In the view of Hollywood Reporter critic David Rooney, Peter Webber‘s Emperor (Roadside, 3.8) is “an earnest retelling of the deliberation over the fate of Emperor Hirohito following his country’s World War II surrender…honorably intentioned but stodgy, and padded out with a wan romantic subplot that struggles to generate emotional heat.”
All in all, says Rooney, it’s “a didactic compressed epic.”
Pic’s main draw “will be a wily depiction by Tommy Lee Jones of General Douglas MacArthur as a vainglorious tactician who tosses about the title of Supreme Commander with relish. Never one to miss a photo opportunity, his underlying political ambitions give the flinty character an intriguing veiled agenda while maintaining a core fiber of integrity.
“Not so interesting, unfortunately, is Matthew Fox‘s Gen. Fellers, a real-life military intelligence officer and Japanese specialist, saddled for too much of David Klass and Vera Blasi‘s plodding script with the onerous role of exposition bitch.
“The physical trappings often suggest an attempt to muster the old-fashioned sweep of, say, David Lean‘s historical dramas, with ceremonial grace notes that ape classic Japanese cinema. But slathered atop almost every scene, along with Alex Heffe’s solemn orchestral score, is [a] dour voiceover, a film-noirish device that stretches Emperor in one stylistic direction too many.

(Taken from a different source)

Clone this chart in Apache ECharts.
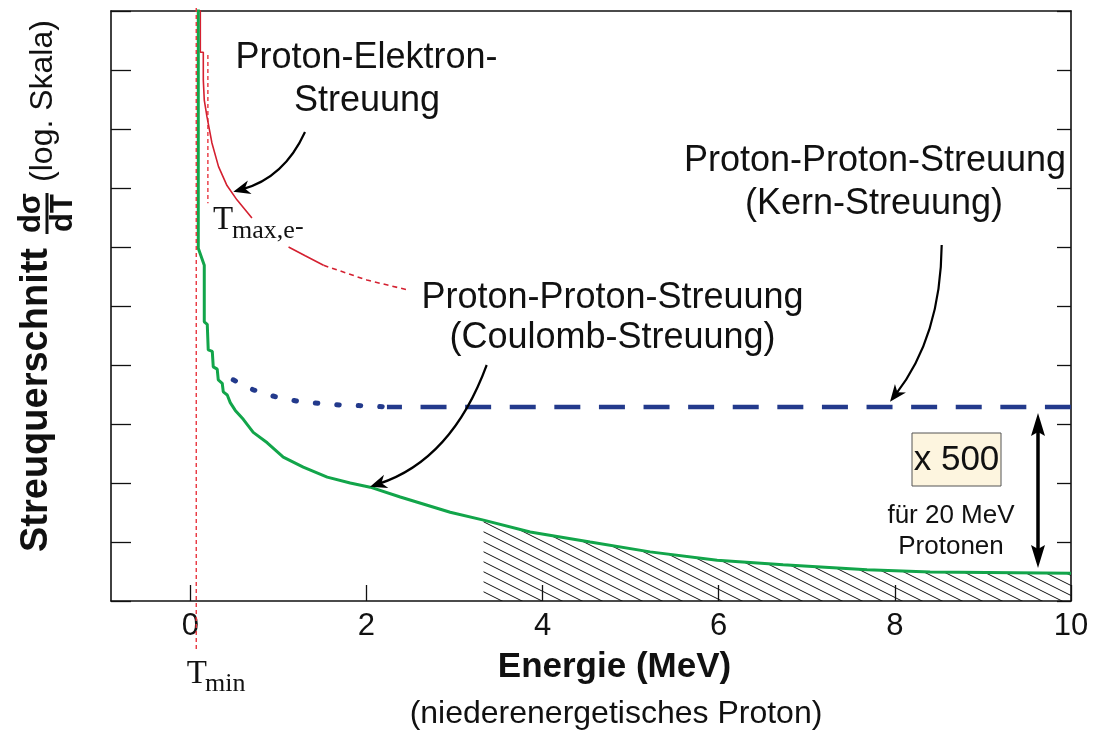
<!DOCTYPE html>
<html>
<head>
<meta charset="utf-8">
<script src="https://cdn.jsdelivr.net/npm/echarts@6/dist/echarts.min.js"></script>
<style>
  html, body { margin: 0; padding: 0; background: #ffffff; }
  #chart { width: 1094px; height: 733px; }
</style>
</head>
<body>
<div id="chart"></div>
<script>
// ---- data: energy of the low-energy proton (MeV) and dσ/dT (arbitrary units, log scale) ----
const X_TICKS = [0, 2, 4, 6, 8, 10];
// one tick per decade on the (unlabelled) logarithmic cross-section axis
const Y_TICKS = [1, 1e1, 1e2, 1e3, 1e4, 1e5, 1e6, 1e7, 1e8, 1e9, 1e10];

// proton-proton Coulomb scattering (stepped histogram)
const coulombEnergy = [0.091, 0.091, 0.159, 0.159, 0.193, 0.204, 0.25, 0.261, 0.306, 0.318, 0.363, 0.375, 0.42, 0.454,
  0.511, 0.602, 0.715, 0.874, 1.056, 1.283, 1.555, 1.816, 2.043, 2.384, 2.951, 3.33, 3.859, 4.54, 5.221, 5.982,
  6.731, 7.684, 8.4, 10.0];
const coulombSigma = [3e10, 9.5e5, 4.9e5, 5.4e4, 4.9e4, 1.8e4, 1.7e4, 9.3e3, 8.5e3, 5.6e3, 4.9e3, 3.5e3, 3.1e3, 2.3e3,
  1.7e3, 1.2e3, 720, 480, 275, 186, 126, 100, 85, 58, 32, 23.5, 14.8, 10, 6.8, 4.9, 4.1, 3.4, 3.1, 2.95];
// hatched region under the Coulomb curve starts here
const HATCH_FROM = 3.33;

// proton-electron scattering ('-' marks the break under the T_max label)
const electronEnergy = [0.114, 0.114, 0.148, 0.148, 0.159, 0.159, 0.19, 0.246, 0.321, 0.417, 0.53, 0.70, '-', 1.116, 1.305, 1.513];
const electronSigma  = [3e10, 2.0e9, 2.0e9, 6.8e8, 6.8e8, 3.1e8, 1.6e8, 5.8e7, 2.3e7, 1.1e7, 6.3e6, 3.1e6, '-', 1.0e6, 7.1e5, 4.9e5];
const electronTailEnergy = [1.513, 2.006, 2.478];
const electronTailSigma  = [4.9e5, 2.75e5, 1.86e5];

// proton-proton nuclear scattering
const nuclearNearEnergy = [0.488, 0.715, 0.965, 1.211, 1.453, 1.722, 1.964, 2.233];
const nuclearNearSigma  = [5.6e3, 3.8e3, 2.9e3, 2.45e3, 2.24e3, 2.09e3, 2.04e3, 1.95e3];
const nuclearFarEnergy  = [2.233, 10.0];
const nuclearFarSigma   = [1.95e3, 1.95e3];

// kinematic limits
const T_MIN = 0.068;
const T_MAX_E = 0.2;
const T_MAX_RANGE = [1.8e9, 5.5e6];

const zip = (xs, ys) => xs.map((x, i) => [x, ys[i]]);
const coulomb = zip(coulombEnergy, coulombSigma);
const hatch = coulomb.filter(p => p[0] >= HATCH_FROM);

const GREEN = '#12a54a';
const RED = '#d42030';
const RED_LIGHT = '#e8343e';
const BLUE = '#233a8c';
const SANS = '"Liberation Sans", Arial, Helvetica, sans-serif';
const SERIF = '"Liberation Serif", "Times New Roman", serif';

function hatchCanvas() {
  const c = document.createElement('canvas');
  c.width = 20; c.height = 10;
  const g = c.getContext('2d');
  g.strokeStyle = '#111111';
  g.lineWidth = 1;
  for (const off of [-10, 0, 10]) {
    g.beginPath();
    g.moveTo(0, off);
    g.lineTo(20, off + 10);
    g.stroke();
  }
  return c;
}

const chart = echarts.init(document.getElementById('chart'), null, { renderer: 'canvas' });

const axisLine = { show: true, onZero: false, lineStyle: { color: '#111', width: 1.6 } };

function logAxis(position, tickLength) {
  return {
    type: 'log', logBase: 10, min: 1, max: 1e10, position,
    axisLine, splitLine: { show: false }, minorTick: { show: false },
    axisTick: { show: true, inside: true, length: tickLength, customValues: Y_TICKS,
      lineStyle: { color: '#111', width: 1.3 } },
    axisLabel: { show: false }
  };
}

chart.setOption({
  animation: false,
  backgroundColor: '#ffffff',
  grid: { left: 111, top: 11, right: 23, bottom: 132, containLabel: false, outerBoundsMode: 'none' },
  xAxis: [
    {
      type: 'value', min: -0.9, max: 10, position: 'bottom',
      axisLine,
      splitLine: { show: false },
      axisTick: { inside: true, length: 16, lineStyle: { color: '#111', width: 1.3 }, customValues: X_TICKS },
      axisLabel: { customValues: X_TICKS, color: '#111', fontFamily: SANS, fontSize: 31, margin: 10 }
    },
    {
      type: 'value', min: -0.9, max: 10, position: 'top',
      axisLine, splitLine: { show: false }, axisTick: { show: false }, axisLabel: { show: false }
    }
  ],
  yAxis: [logAxis('left', 20), logAxis('right', 14)],
  series: [
    {
      name: 'hatch', type: 'line', data: hatch, symbol: 'none', z: 2,
      lineStyle: { width: 0, opacity: 0 },
      areaStyle: { color: { image: hatchCanvas(), repeat: 'repeat' }, opacity: 1, origin: 'start' }
    },
    {
      name: 'Coulomb', type: 'line', data: coulomb, symbol: 'none', z: 5,
      lineStyle: { color: GREEN, width: 3 }
    },
    {
      name: 'Elektron', type: 'line', data: zip(electronEnergy, electronSigma), symbol: 'none', z: 4,
      connectNulls: false, lineStyle: { color: RED, width: 1.6 }
    },
    {
      name: 'Elektron Ausläufer', type: 'line', data: zip(electronTailEnergy, electronTailSigma), symbol: 'none', z: 4,
      lineStyle: { color: RED, width: 1.6, type: [5, 4] }
    },
    {
      name: 'Tmax', type: 'line', data: [[T_MAX_E, T_MAX_RANGE[0]], [T_MAX_E, T_MAX_RANGE[1]]], symbol: 'none', z: 3,
      lineStyle: { color: RED_LIGHT, width: 1.4, type: [4, 3] }
    },
    {
      name: 'Kern nah', type: 'line', data: zip(nuclearNearEnergy, nuclearNearSigma), symbol: 'none', z: 4,
      lineStyle: { color: BLUE, width: 5, type: [2.5, 19], cap: 'round' }
    },
    {
      name: 'Kern', type: 'line', data: zip(nuclearFarEnergy, nuclearFarSigma), symbol: 'none', z: 4,
      lineStyle: { color: BLUE, width: 4.5, type: [26, 18.6], dashOffset: 11 }
    }
  ]
});

// ---- annotations ----
function text(x, y, str, font, opts) {
  const o = opts || {};
  return {
    type: 'text', x, y, z: 100, rotation: o.rotation || 0,
    style: {
      text: str, font, fill: o.fill || '#111',
      align: o.align || 'center', textAlign: o.align || 'center',
      verticalAlign: 'middle', textVerticalAlign: 'middle'
    }
  };
}

function arrowHead(tx, ty, dx, dy, len, half, notch, z) {
  const l = Math.hypot(dx, dy);
  const ux = dx / l, uy = dy / l;
  const px = -uy, py = ux;
  const bx = tx - ux * len, by = ty - uy * len;
  return {
    type: 'polygon', z: z || 100,
    shape: { points: [[tx, ty], [bx + px * half, by + py * half], [tx - ux * (len - notch), ty - uy * (len - notch)], [bx - px * half, by - py * half]] },
    style: { fill: '#000' }
  };
}

function curvedArrow(x0, y0, cx, cy, tx, ty) {
  const dx = tx - cx, dy = ty - cy;
  const l = Math.hypot(dx, dy);
  const ex = tx - dx / l * 9, ey = ty - dy / l * 9;
  return [
    { type: 'bezierCurve', z: 99, shape: { x1: x0, y1: y0, cpx1: cx, cpy1: cy, x2: ex, y2: ey },
      style: { stroke: '#000', lineWidth: 2.2, fill: null } },
    arrowHead(tx, ty, dx, dy, 17, 7, 5)
  ];
}

const xMin = chart.convertToPixel({ xAxisIndex: 0 }, T_MIN);

const BIG = '36px ' + SANS;
const elements = [
  // T_min marker runs below the axis to its label
  { type: 'line', z: 50, shape: { x1: xMin, y1: 8, x2: xMin, y2: 650 },
    style: { stroke: RED_LIGHT, lineWidth: 1.4, lineDash: [4, 3] } },
  text(186.7, 674, 'T', '33px ' + SERIF, { align: 'left' }),
  text(205, 684.5, 'min', '26px ' + SERIF, { align: 'left' }),

  text(213, 220.6, 'T', '33px ' + SERIF, { align: 'left' }),
  text(232, 231.2, 'max,e', '26px ' + SERIF, { align: 'left' }),
  text(295, 227, '-', '26px ' + SERIF, { align: 'left' }),

  text(366.5, 58.5, 'Proton-Elektron-', BIG),
  text(367, 101, 'Streuung', BIG),
  text(875, 161, 'Proton-Proton-Streuung', BIG),
  text(874, 204, '(Kern-Streuung)', BIG),
  text(612.5, 298.5, 'Proton-Proton-Streuung', BIG),
  text(612.5, 338, '(Coulomb-Streuung)', BIG),

  ...curvedArrow(305, 132, 284, 178, 233.3, 191.7),
  ...curvedArrow(486.7, 365, 451.7, 460, 370, 486.7),
  ...curvedArrow(941.7, 245, 940.8, 336.7, 890, 401.7),

  // ×500 factor box and double arrow
  { type: 'rect', z: 90, shape: { x: 912, y: 433, width: 89, height: 53 },
    style: { fill: '#fdf5df', stroke: '#555', lineWidth: 1 } },
  text(956.5, 460, 'x 500', '35px ' + SANS),
  text(951, 516, 'für 20 MeV', '26px ' + SANS),
  text(951, 547, 'Protonen', '26px ' + SANS),
  { type: 'line', z: 99, shape: { x1: 1038, y1: 428, x2: 1038, y2: 553 },
    style: { stroke: '#000', lineWidth: 3.5 } },
  arrowHead(1038, 413, 0, -1, 23, 7, 4),
  arrowHead(1038, 568, 0, 1, 23, 7, 4),

  // axis titles
  text(614.5, 667, 'Energie (MeV)', 'bold 35px ' + SANS),
  text(616, 714, '(niederenergetisches Proton)', '32px ' + SANS),

  text(37, 400, 'Streuquerschnitt', 'bold 38px ' + SANS, { rotation: Math.PI / 2 }),
  text(31, 213, 'dσ', 'bold 31px ' + SANS, { rotation: Math.PI / 2 }),
  { type: 'line', z: 100, shape: { x1: 47, y1: 193, x2: 47, y2: 234 }, style: { stroke: '#111', lineWidth: 3 } },
  text(63, 213, 'dT', 'bold 31px ' + SANS, { rotation: Math.PI / 2 }),
  text(43, 101, '(log. Skala)', '32px ' + SANS, { rotation: Math.PI / 2 })
];

chart.setOption({ graphic: { elements } });
</script>
</body>
</html>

“With Washington still fuming over the bombing of Pearl Harbor and the people of American-occupied Japan living among death and rubble but fiercely loyal to Hirohito, the question of what to do with the country’s self-professed deity is a delicate one. Mindful of this, while overseeing the restoration of order to the devastated nation, MacArthur assigns Fellers to conduct an urgent investigation into the Emperor’s culpability.”